Select Page
Tan Roland asked 4 years ago

Hi Victor, Rusmin and Adam,
In the bonus video on Investor Psychology, it was mentioned that the level of cash one decides to keep should commensurate with the valuation of the overall market. I also heard that in your opinion, the Singapore market is currently at fair value (not sure when the video was recorded but PEs have been on the rise in the last few months) and thus we have to search for good companies and buy them at fair value, otherwise, our hard earned monies could be better off left in the bank whilst we wait for valuations to become attractive again.
Bearing in mind the above, could you share (if it is not too confidential), the percentage of cash in your portfolios now. Will this cash percentage vary with the size of your portfolio, e.g., $100k to $100M. Thank you.
 
 

1 Answers
Victor Chng answered 4 years ago

Hi Roland,
 
The bonus video was recorded a few years back when the market condition is at fair value. From August 2015 to Jan 2016, the market crash a bit and the market valuation was undervalued, that is where our cash position drop to only 3%. Currently, the market value had increase back to fair value and our cash position is at around 28%. Regardless, the portfolio size, we always goes in term of percentage.

Tan Roland replied 4 years ago

Hi Victor,

Thanks for your reply. What do you do with the 28% cash that you are holding whilst waiting for prices to correct? Leave it in the bank and don’t be tempted deploy it since it is hard to find companies that will pass the investment quadrant?

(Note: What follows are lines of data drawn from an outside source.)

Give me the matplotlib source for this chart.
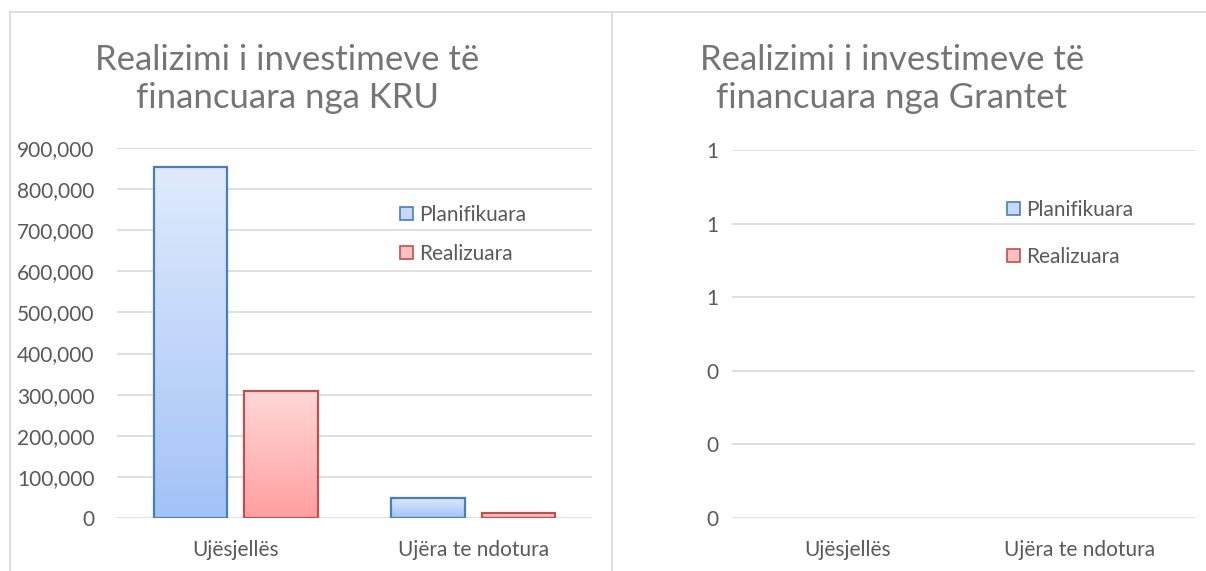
import numpy as np
import matplotlib
matplotlib.use('Agg')
import matplotlib.pyplot as plt
from matplotlib.lines import Line2D
from matplotlib.patches import Patch
from matplotlib.colors import LinearSegmentedColormap

# Data
categories = ['Ujësjellës', 'Ujëra te ndotura']
kru_planned = [855000, 49000]
kru_realized = [310000, 12000]
grant_planned = [0, 0]
grant_realized = [0, 0]
series_names = ['Planifikuara', 'Realizuara']

title_kru = 'Realizimi i investimeve të\nfinancuara nga KRU'
title_grant = 'Realizimi i investimeve të\nfinancuara nga Grantet'

plt.rcParams['font.family'] = ['Lato', 'DejaVu Sans']
TXT = '#595959'
GRID = '#d9d9d9'
FS = 15

blue_cmap = LinearSegmentedColormap.from_list('b', ['#a3c2f7', '#e0ebfc'])
red_cmap = LinearSegmentedColormap.from_list('r', ['#ff9f9f', '#ffd8d8'])
blue_edge = '#4a7ebb'
red_edge = '#c0504d'

fig = plt.figure(figsize=(12.06, 5.71), dpi=100)

# panel frame lines
W, H = 1206, 571
fig.add_artist(Line2D([10 / W, 1], [1 - 12 / H, 1 - 12 / H], color=GRID, lw=1.2))
fig.add_artist(Line2D([10 / W, 10 / W], [0, 1 - 12 / H], color=GRID, lw=1.2))
fig.add_artist(Line2D([612 / W, 612 / W], [0, 1 - 12 / H], color=GRID, lw=1.2))


def gradient_bars(ax, bars, cmap):
    grad = np.linspace(0, 1, 256).reshape(-1, 1)
    for b in bars:
        x, y = b.get_xy()
        w, h = b.get_width(), b.get_height()
        if h <= 0:
            continue
        im = ax.imshow(grad, cmap=cmap, origin='lower', aspect='auto',
                       extent=[x, x + w, y, y + h], zorder=2)
        im.set_clip_path(b)


def draw_bars(ax, pos, vals, edge, cmap):
    lws = [1.6 if v > 0 else 0 for v in vals]
    bars = ax.bar(pos, vals, bw, facecolor='none', edgecolor=edge, linewidth=lws, zorder=3)
    gradient_bars(ax, bars, cmap)
    return bars


def style_axes(ax, pad_y):
    for s in ax.spines.values():
        s.set_visible(False)
    ax.grid(axis='y', color=GRID, lw=1.2)
    ax.set_axisbelow(True)
    ax.tick_params(length=0, labelsize=FS, colors=TXT)
    ax.tick_params(axis='y', pad=pad_y)
    ax.tick_params(axis='x', pad=16)
    ax.set_xlim(-0.5, len(categories) - 0.5)
    ax.set_xticks(range(len(categories)))
    ax.set_xticklabels(categories)


x = np.arange(len(categories))
bw = 0.31
off = 0.19

# left chart
ax1 = fig.add_axes([117 / W, 1 - 518 / H, 475 / W, 370 / H])
draw_bars(ax1, x - off, kru_planned, blue_edge, blue_cmap)
draw_bars(ax1, x + off, kru_realized, red_edge, red_cmap)
ax1.set_ylim(0, 900000)
ax1.set_yticks(np.arange(0, 900001, 100000))
ax1.yaxis.set_major_formatter(matplotlib.ticker.FuncFormatter(lambda v, p: f'{v:,.0f}'))
style_axes(ax1, 16)

# right chart
ax2 = fig.add_axes([732 / W, 1 - 518 / H, 463 / W, 368 / H])
draw_bars(ax2, x - off, grant_planned, blue_edge, blue_cmap)
draw_bars(ax2, x + off, grant_realized, red_edge, red_cmap)
ax2.set_ylim(0, 1)
ax2.set_yticks(np.arange(0, 1.01, 0.2))
ax2.yaxis.set_major_formatter(matplotlib.ticker.FuncFormatter(lambda v, p: f'{v:.0f}'))
style_axes(ax2, 10)

# titles
fig.text(287 / W, 1 - 79 / H, title_kru, ha='center', va='center', fontsize=25,
         color='#757575', linespacing=1.25)
fig.text(892 / W, 1 - 79 / H, title_grant, ha='center', va='center', fontsize=25,
         color='#757575', linespacing=1.25)

# legends
handles = [Patch(facecolor='#c6d9fa', edgecolor=blue_edge, lw=1.2),
           Patch(facecolor='#ffc0c0', edgecolor=red_edge, lw=1.2)]
fig.legend(handles, series_names, loc='upper left', bbox_to_anchor=(400 / W, 1 - 205 / H),
           frameon=False, fontsize=FS, labelcolor=TXT, handlelength=0.6, handleheight=0.6,
           handletextpad=0.3, labelspacing=0.9, borderpad=0, borderaxespad=0)
fig.legend(handles, series_names, loc='upper left', bbox_to_anchor=(1007 / W, 1 - 200 / H),
           frameon=False, fontsize=FS, labelcolor=TXT, handlelength=0.6, handleheight=0.6,
           handletextpad=0.3, labelspacing=1.3, borderpad=0, borderaxespad=0)

fig.savefig('out.png', dpi=100, facecolor='white')
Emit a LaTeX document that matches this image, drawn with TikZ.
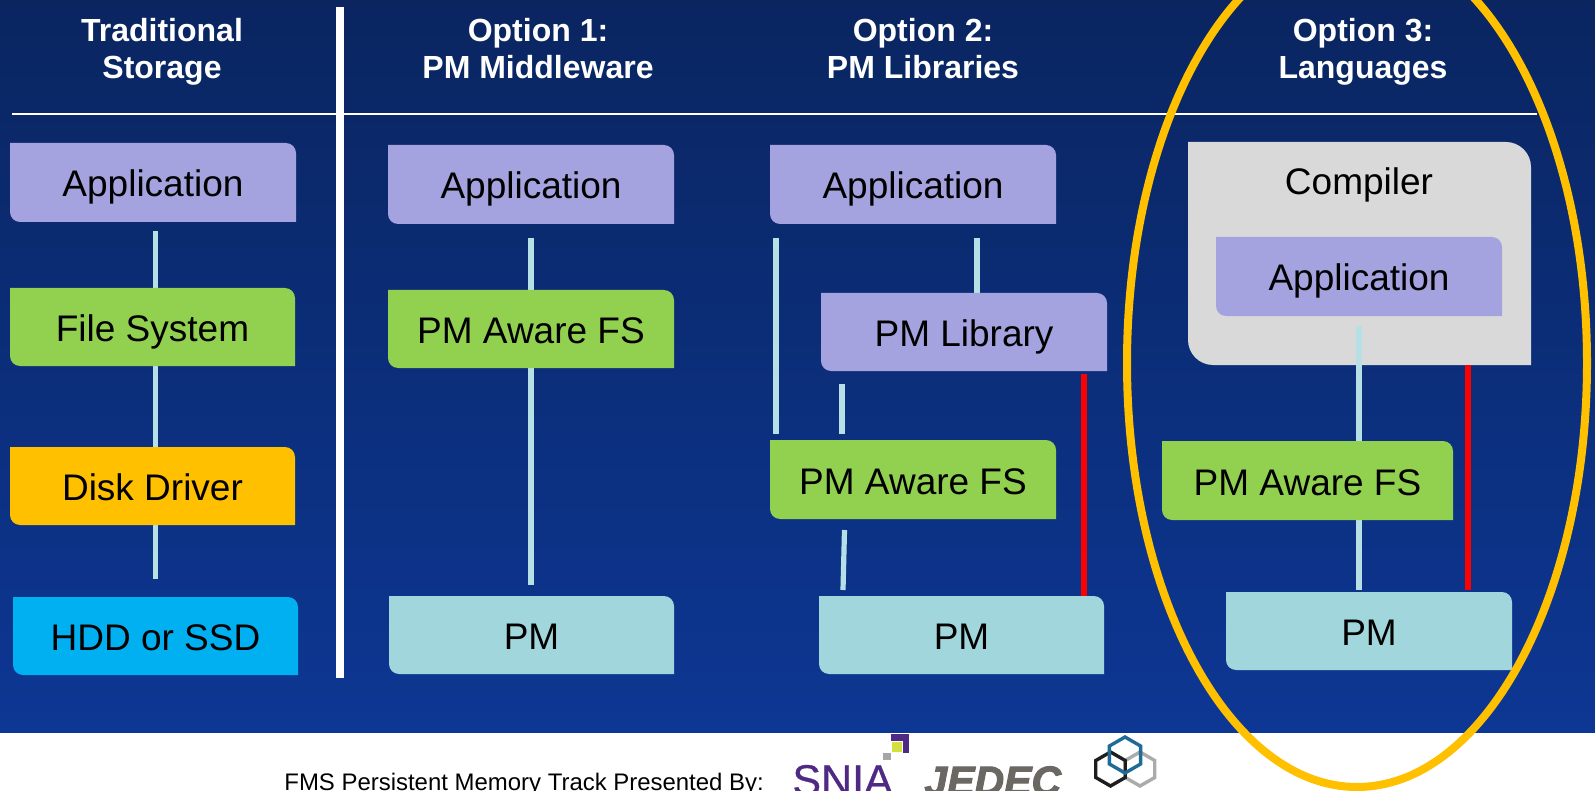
\documentclass[tikz,border=0pt]{standalone}
\usepackage{fontspec}
\setmainfont{Liberation Sans}
\newfontfamily\logofont[FakeBold=0.6]{Liberation Sans}
\newfontfamily\jedfont[FakeBold=2.5]{Liberation Sans Bold Italic}
\usetikzlibrary{calc}
\definecolor{purp}{HTML}{A4A3DF}
\definecolor{grn}{HTML}{92D050}
\definecolor{org}{HTML}{FFC000}
\definecolor{cyn}{HTML}{00B0F0}
\definecolor{pale}{HTML}{A1D6DC}
\definecolor{conn}{HTML}{B7E0E6}
\definecolor{gry}{HTML}{D9D9D9}
\definecolor{bgtop}{HTML}{0A2560}
\definecolor{bgbot}{HTML}{0D3794}
\definecolor{snia}{HTML}{4F2A84}
\definecolor{jed}{HTML}{6B6763}
\definecolor{lime}{HTML}{D3E040}
\definecolor{hexblue}{HTML}{1F6A96}
\definecolor{hexgrey}{HTML}{ABABAB}
\definecolor{hexblack}{HTML}{1E1E1E}
\tikzset{
  lbl/.style={inner sep=0pt,align=center,font=\fontsize{18.5}{22}\selectfont,text=black,text height=14.5pt,text depth=0pt},
  head/.style={inner sep=0pt,align=center,text=white,font=\bfseries\fontsize{16}{18.5}\selectfont},
  link/.style={draw=conn,line width=2.6pt},
  redlink/.style={draw=red,line width=2.6pt},
  hexa/.style={line width=1.7pt,line join=miter},
}
% name x1 y1 x2 y2 radius colour text
\newcommand{\rbox}[8]{%
  \fill[#7] (#2,#3) -- ({#4-#6},#3) .. controls ({#4-0.45*#6},#3) and (#4,{#3+0.45*#6}) .. (#4,{#3+#6})
    -- (#4,#5) -- ({#2+#6},#5) .. controls ({#2+0.45*#6},#5) and (#2,{#5-0.45*#6}) .. (#2,{#5-#6}) -- cycle;
  \node[lbl,minimum width={(#4-#2)*0.5pt},minimum height={(#5-#3)*0.5pt}] (#1) at ({(#2+#4)/2},{(#3+#5)/2}) {#8};%
}
\newcommand{\hexag}[4]{% cx cy r colour
  \draw[hexa,draw=#4] (#1,{#2-#3}) -- ({#1+0.866*#3},{#2-0.5*#3}) -- ({#1+0.866*#3},{#2+0.5*#3}) -- (#1,{#2+#3}) -- ({#1-0.866*#3},{#2+0.5*#3}) -- ({#1-0.866*#3},{#2-0.5*#3}) -- cycle;%
}
\begin{document}
\begin{tikzpicture}[x=0.5pt,y=-0.5pt]
\useasboundingbox (0,0) rectangle (1595,791);
\clip (0,0) rectangle (1595,791);
\fill[white] (0,0) rectangle (1595,791);
\shade[top color=bgtop,bottom color=bgbot] (0,0) rectangle (1595,732);

% headers
\node[head] (h1) at (162,52) {Traditional\\Storage};
\node[head] (h2) at (538,49) {Option 1:\\PM Middleware};
\node[head] (h3) at (923,49) {Option 2:\\PM Libraries};
\node[head] (h4) at (1363,52) {Option 3:\\Languages};
\coordinate (hl) at (12,114); \coordinate (hr) at (1537,114);
\draw[white,line width=1.2pt] (hl) -- (hr);
\coordinate (vt) at (340,7); \coordinate (vb) at (340,678);
\draw[white,line width=3.8pt] (vt) -- (vb);

% column 1
\coordinate (a1) at (155.5,231);
\coordinate (a3) at (155.5,579);
\rbox{app1}{10}{143}{296}{222}{10}{purp}{Application}
\draw[link] (a1) -- (a1 |- 0,300);
\draw[link] (a1 |- 0,360) -- (a1 |- 0,450);
\draw[link] (a1 |- 0,520) -- (a3);
\rbox{fs1}{10}{288}{295}{366}{10}{grn}{File System}
\rbox{dd1}{10}{447}{295}{525}{10}{org}{Disk Driver}
\rbox{hd1}{13}{597}{298}{675}{10}{cyn}{HDD or SSD}

% column 2
\coordinate (b1) at (531,238);
\coordinate (b2) at (531,585);
\draw[link] (b1) -- (b2);
\rbox{app2}{388}{145}{674}{224}{10}{purp}{Application}
\rbox{fs2}{388}{290}{674}{368}{10}{grn}{PM Aware FS}
\rbox{pm2}{389}{596}{674}{674}{10}{pale}{PM}

% column 3
\coordinate (c1) at (776,238); \coordinate (c1e) at (776,434);
\coordinate (c2) at (977,238);
\coordinate (c3) at (842,384); \coordinate (c3e) at (842,434);
\coordinate (c4) at (844.5,530); \coordinate (c4e) at (843,590);
\coordinate (c5) at (1084,374);
\draw[link] (c1) -- (c1e);
\draw[link] (c2) -- (c2 |- 0,296);
\draw[link] (c3) -- (c3e);
\draw[link] (c4) -- (c4e);
\draw[redlink] (c5) -- (c5 |- 0,600);
\rbox{app3}{770}{145}{1056}{224}{10}{purp}{Application}
\rbox{lib3}{821}{293}{1107}{371}{10}{purp}{PM Library}
\rbox{fs3}{770}{440}{1056}{519}{10}{grn}{PM Aware FS}
\rbox{pm3}{819}{596}{1104}{674}{10}{pale}{PM}

% column 4
\rbox{comp}{1188}{142}{1531}{365}{25}{gry}{}
\node[lbl] (complbl) at (1359,180.5) {Compiler};
\rbox{app4}{1216}{237}{1502}{316}{10}{purp}{Application}
\coordinate (d1) at (1359,326); \coordinate (d2) at (1359,590);
\coordinate (d3) at (1468,365); \coordinate (d4) at (1468,590);
\draw[link] (d1) -- (d2);
\draw[redlink] (d3) -- (d4);
\rbox{fs4}{1162}{441}{1453}{520}{10}{grn}{PM Aware FS}
\rbox{pm4}{1226}{592}{1512}{670}{10}{pale}{PM}

% highlight
\draw[org,line width=4pt] (1357,363) ellipse [x radius=230,y radius=424];

% footer
\node[anchor=base west,inner sep=0pt,font=\fontsize{11.97}{14}\selectfont] (foot) at (284,790) {FMS Persistent Memory Track Presented By:};
\fill[snia] (891,734) rectangle (909,753);
\fill[white] (891,741) rectangle (903,753);
\fill[lime] (892,742) rectangle (902,752);
\fill[gray!70] (883,753) rectangle (891,760);
\node[anchor=base west,inner sep=0pt,text=snia,font=\logofont\fontsize{21.5}{24}\selectfont] (sn) at (792,795) {SNIA};
\node[anchor=base west,inner sep=0pt,text=jed,font=\jedfont\fontsize{20.5}{24}\selectfont] (je) at (924,795) {JEDEC};
\hexag{1140}{769}{17}{hexgrey}
\hexag{1110.5}{769}{17}{hexblack}
\hexag{1125}{755}{18}{hexblue}
\end{tikzpicture}
\end{document}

How about investing in companies with Deep Value, e.g. HK Land, Boustead and Kingsmen

Victor Chng replied 4 years ago

Hi Roland,

We are still actively looking for companies to invest in. It just that the current climate require much more work to dig out undervalued companies. Hence, we are not in the rush to deploy it but of course if there is companies that hit our criteria we will deploy it immediately.